Only the number is wanted: how many lines contain "code"?

Data:
* * * *

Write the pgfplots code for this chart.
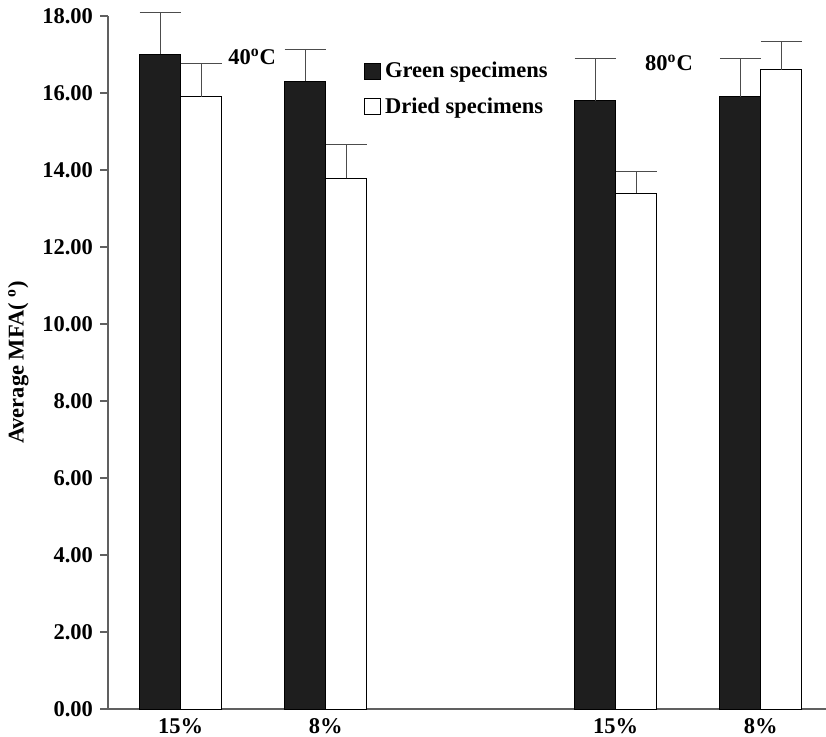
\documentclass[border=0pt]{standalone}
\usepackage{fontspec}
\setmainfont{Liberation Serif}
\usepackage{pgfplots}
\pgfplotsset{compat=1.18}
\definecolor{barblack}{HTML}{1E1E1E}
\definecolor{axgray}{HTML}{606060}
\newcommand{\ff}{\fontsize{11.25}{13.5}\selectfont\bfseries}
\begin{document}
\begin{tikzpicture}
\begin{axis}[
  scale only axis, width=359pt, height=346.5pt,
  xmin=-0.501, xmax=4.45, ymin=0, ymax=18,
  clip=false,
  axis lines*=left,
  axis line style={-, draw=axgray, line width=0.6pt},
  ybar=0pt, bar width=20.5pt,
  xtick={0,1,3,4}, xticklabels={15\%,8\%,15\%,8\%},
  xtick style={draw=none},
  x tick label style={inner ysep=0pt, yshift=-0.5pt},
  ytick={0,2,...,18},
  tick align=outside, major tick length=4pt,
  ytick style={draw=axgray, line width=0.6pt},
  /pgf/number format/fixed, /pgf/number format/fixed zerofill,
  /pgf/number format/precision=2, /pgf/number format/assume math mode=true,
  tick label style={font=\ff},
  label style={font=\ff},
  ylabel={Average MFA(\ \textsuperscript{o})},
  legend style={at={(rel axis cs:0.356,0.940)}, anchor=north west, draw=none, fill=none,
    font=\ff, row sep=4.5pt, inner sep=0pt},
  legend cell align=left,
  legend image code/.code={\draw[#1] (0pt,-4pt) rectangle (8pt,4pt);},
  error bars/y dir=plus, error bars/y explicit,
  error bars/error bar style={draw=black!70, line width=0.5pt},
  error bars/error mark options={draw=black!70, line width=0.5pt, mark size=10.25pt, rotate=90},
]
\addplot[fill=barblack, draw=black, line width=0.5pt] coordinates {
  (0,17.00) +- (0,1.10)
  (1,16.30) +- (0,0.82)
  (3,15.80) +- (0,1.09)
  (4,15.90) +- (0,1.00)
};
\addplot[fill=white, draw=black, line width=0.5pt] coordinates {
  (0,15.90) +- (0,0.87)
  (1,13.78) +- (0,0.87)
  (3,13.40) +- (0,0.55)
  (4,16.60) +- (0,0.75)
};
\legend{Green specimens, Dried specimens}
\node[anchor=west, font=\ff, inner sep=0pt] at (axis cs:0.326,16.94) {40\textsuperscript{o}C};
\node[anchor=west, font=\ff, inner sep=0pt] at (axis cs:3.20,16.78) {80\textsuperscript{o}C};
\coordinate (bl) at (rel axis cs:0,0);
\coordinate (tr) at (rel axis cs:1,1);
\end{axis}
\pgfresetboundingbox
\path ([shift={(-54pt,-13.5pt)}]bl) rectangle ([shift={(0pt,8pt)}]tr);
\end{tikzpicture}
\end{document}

* * * *

Full answer: 2